THE EXERCISE:
Return a copy of each line that holds the string "this".

SUPPLIED RECORDS:
-------
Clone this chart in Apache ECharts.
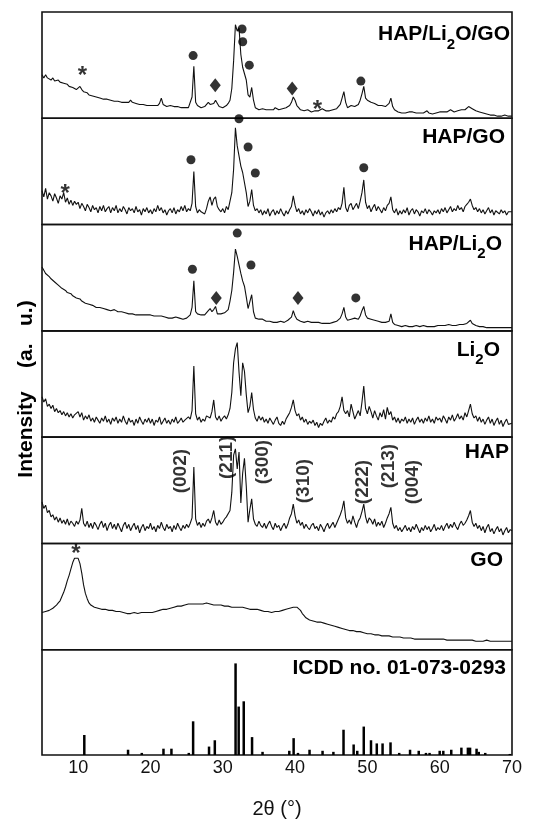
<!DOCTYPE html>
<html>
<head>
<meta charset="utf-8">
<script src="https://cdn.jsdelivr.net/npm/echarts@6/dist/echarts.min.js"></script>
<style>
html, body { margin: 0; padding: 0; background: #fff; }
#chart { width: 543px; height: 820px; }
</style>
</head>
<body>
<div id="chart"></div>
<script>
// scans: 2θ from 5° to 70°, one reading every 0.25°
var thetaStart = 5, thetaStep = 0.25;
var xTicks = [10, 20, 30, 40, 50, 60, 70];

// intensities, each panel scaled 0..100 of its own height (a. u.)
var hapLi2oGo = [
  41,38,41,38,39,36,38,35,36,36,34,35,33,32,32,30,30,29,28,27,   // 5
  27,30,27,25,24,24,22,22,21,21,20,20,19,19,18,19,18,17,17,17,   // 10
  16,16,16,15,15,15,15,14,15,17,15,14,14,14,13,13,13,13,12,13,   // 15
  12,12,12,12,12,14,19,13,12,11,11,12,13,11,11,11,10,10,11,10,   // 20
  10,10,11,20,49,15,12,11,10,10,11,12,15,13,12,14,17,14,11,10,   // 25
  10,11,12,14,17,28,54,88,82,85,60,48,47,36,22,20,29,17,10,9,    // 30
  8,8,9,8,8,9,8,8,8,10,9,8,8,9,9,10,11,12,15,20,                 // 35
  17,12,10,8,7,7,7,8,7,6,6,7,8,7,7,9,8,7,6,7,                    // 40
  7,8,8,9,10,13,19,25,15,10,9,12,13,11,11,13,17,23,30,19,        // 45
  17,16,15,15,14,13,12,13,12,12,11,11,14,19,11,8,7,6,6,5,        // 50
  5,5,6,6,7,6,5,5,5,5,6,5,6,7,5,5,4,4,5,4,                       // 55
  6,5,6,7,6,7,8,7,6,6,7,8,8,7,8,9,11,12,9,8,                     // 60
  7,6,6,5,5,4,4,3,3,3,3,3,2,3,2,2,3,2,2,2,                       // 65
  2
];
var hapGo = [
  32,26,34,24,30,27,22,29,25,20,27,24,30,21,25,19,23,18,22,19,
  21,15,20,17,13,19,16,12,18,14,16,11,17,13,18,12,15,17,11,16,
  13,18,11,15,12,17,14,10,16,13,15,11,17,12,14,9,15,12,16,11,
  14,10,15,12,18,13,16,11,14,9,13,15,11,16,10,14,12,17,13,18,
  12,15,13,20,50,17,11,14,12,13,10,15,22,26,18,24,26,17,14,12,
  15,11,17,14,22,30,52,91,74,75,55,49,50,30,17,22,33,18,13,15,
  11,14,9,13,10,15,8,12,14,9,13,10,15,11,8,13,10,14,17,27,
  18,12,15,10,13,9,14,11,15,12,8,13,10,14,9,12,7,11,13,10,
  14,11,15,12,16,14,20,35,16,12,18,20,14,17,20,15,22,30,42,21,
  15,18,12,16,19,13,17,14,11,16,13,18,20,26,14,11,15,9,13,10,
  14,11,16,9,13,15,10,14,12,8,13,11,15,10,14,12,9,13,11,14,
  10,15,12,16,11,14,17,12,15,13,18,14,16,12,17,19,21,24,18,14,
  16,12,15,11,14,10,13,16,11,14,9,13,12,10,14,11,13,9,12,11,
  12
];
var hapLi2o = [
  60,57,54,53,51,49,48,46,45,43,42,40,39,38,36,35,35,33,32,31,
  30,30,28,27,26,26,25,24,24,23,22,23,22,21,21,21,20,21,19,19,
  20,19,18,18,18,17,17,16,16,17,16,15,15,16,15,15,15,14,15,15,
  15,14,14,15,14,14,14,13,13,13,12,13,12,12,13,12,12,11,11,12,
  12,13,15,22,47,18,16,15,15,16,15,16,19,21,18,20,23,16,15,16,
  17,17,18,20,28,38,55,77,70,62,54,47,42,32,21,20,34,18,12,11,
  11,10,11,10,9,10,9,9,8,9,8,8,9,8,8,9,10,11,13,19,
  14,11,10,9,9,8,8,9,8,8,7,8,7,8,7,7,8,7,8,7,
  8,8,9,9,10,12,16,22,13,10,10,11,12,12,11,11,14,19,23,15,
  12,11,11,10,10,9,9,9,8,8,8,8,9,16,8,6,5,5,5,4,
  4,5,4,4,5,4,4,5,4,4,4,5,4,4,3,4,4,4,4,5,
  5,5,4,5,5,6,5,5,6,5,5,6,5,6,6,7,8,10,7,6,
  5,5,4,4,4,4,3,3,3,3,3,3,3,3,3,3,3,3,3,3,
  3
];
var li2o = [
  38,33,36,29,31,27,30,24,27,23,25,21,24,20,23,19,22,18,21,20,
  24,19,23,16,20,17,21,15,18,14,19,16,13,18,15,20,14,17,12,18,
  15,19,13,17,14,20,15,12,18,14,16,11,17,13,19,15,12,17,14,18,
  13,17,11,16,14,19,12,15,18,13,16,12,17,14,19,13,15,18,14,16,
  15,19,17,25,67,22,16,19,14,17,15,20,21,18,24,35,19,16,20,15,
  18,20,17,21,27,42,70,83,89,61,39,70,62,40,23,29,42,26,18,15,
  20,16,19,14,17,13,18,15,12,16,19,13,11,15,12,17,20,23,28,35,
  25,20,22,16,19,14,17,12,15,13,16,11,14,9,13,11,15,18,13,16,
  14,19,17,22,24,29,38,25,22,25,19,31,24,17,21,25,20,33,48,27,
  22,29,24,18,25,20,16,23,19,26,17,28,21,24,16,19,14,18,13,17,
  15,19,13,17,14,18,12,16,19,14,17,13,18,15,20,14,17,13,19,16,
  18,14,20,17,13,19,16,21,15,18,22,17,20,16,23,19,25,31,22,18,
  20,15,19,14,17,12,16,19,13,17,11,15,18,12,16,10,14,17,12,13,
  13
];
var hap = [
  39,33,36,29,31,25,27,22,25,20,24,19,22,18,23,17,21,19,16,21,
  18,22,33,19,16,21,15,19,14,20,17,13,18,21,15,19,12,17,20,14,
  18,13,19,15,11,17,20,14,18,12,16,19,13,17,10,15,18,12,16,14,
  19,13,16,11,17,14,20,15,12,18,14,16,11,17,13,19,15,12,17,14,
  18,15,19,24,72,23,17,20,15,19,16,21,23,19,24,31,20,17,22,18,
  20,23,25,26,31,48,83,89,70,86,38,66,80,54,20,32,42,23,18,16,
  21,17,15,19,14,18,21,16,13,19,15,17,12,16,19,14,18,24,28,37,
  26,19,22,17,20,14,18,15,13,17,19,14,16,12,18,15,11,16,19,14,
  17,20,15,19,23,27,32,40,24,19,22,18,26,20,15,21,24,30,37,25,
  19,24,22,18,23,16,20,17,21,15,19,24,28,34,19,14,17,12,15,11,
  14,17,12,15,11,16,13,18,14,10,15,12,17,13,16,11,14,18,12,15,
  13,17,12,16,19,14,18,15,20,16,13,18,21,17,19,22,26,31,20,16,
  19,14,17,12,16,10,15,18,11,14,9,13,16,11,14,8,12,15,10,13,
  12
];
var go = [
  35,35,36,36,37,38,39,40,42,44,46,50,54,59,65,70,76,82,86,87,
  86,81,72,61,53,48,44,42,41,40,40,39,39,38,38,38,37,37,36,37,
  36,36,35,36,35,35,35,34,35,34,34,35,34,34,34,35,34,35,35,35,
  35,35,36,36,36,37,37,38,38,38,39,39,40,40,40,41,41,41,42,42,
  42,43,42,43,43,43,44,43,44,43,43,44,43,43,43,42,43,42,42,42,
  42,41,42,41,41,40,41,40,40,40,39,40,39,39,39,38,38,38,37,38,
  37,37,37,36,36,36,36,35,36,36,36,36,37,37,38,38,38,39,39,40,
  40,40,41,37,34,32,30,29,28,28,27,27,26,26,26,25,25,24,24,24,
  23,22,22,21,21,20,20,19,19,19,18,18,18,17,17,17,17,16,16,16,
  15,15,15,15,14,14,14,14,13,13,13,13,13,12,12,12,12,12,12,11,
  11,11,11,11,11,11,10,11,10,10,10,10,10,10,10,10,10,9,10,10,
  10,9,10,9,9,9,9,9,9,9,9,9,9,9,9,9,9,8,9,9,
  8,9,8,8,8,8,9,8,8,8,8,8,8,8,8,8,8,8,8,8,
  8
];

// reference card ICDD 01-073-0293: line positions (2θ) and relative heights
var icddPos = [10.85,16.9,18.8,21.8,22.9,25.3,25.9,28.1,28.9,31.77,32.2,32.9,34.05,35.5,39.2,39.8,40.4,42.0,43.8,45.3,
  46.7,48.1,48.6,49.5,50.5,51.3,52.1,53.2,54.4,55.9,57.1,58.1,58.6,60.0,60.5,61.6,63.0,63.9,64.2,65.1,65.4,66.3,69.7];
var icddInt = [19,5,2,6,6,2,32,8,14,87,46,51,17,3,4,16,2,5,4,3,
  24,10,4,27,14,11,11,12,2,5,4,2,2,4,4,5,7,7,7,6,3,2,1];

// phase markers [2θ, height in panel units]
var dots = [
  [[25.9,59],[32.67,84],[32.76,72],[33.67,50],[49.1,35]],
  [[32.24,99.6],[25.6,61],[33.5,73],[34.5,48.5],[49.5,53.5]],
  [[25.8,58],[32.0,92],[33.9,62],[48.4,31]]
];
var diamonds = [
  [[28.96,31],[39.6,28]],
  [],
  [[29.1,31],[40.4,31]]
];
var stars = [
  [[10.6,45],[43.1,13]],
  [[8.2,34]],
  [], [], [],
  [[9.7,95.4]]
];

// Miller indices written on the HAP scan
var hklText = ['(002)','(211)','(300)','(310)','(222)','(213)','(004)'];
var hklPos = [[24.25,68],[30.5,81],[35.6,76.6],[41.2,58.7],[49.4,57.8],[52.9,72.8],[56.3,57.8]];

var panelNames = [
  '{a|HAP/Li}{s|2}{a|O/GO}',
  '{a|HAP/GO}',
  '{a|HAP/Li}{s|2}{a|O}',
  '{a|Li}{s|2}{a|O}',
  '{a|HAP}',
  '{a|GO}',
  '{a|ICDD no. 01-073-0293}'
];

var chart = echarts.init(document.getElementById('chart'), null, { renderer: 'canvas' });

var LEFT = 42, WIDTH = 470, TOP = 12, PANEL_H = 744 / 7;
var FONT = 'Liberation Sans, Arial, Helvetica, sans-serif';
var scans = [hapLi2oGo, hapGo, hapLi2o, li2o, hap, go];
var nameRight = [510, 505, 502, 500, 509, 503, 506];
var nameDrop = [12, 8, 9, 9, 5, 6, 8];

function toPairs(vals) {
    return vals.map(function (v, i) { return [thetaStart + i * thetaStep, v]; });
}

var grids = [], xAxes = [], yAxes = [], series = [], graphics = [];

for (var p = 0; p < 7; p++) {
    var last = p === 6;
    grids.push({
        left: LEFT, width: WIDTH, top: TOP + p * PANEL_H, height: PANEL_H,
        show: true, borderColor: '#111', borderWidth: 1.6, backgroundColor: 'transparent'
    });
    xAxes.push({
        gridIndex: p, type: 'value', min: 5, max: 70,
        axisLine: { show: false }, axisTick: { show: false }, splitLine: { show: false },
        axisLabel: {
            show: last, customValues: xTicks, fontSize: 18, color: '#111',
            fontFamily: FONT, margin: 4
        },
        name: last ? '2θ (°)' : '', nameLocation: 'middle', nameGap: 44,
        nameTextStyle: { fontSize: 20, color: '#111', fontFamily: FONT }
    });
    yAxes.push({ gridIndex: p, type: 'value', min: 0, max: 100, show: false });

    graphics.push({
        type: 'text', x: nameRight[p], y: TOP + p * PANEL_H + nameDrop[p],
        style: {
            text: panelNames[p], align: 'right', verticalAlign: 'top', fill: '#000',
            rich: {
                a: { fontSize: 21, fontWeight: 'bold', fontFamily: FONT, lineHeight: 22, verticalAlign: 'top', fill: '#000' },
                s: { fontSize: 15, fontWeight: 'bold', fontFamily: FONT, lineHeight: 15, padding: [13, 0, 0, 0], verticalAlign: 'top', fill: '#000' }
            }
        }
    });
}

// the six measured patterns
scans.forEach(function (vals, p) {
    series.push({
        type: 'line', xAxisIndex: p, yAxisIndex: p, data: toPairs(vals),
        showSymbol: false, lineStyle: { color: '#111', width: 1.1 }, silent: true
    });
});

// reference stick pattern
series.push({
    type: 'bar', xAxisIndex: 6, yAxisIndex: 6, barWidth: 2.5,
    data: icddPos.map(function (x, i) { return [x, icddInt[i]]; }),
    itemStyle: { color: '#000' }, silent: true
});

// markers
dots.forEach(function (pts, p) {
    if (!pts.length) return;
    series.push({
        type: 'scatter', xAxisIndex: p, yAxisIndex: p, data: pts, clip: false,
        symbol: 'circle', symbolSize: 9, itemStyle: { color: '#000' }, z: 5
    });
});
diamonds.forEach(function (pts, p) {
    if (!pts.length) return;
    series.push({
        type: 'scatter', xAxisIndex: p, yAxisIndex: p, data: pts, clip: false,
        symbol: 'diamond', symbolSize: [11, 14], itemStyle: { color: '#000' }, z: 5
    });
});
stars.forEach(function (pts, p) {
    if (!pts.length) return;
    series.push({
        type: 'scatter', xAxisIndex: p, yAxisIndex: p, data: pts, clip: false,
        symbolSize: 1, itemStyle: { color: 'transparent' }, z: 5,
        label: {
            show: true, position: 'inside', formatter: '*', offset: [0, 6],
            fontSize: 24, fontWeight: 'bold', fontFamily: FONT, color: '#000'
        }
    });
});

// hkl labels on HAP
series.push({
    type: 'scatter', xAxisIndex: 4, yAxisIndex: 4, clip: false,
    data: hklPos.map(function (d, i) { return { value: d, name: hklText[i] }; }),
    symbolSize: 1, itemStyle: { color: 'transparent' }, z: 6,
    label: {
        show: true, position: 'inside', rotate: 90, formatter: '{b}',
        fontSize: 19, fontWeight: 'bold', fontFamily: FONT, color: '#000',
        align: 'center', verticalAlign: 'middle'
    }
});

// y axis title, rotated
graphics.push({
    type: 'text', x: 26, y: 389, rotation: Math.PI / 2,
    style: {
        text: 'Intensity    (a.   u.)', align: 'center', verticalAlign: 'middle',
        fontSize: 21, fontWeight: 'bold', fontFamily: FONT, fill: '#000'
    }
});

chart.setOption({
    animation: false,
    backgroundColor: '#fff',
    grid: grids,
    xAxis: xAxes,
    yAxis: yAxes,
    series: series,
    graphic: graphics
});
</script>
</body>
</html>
-------
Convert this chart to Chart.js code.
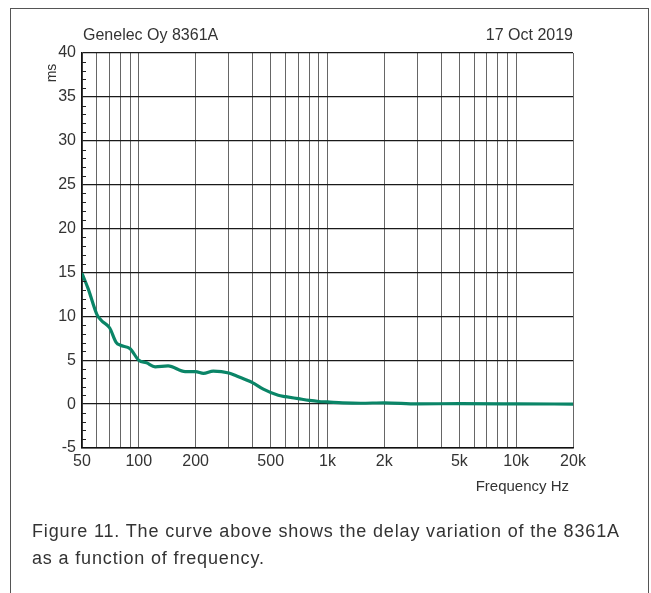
-------
ANSWER FOR THE TASK:
Clone this chart in Apache ECharts.
Convert this chart to Chart.js code.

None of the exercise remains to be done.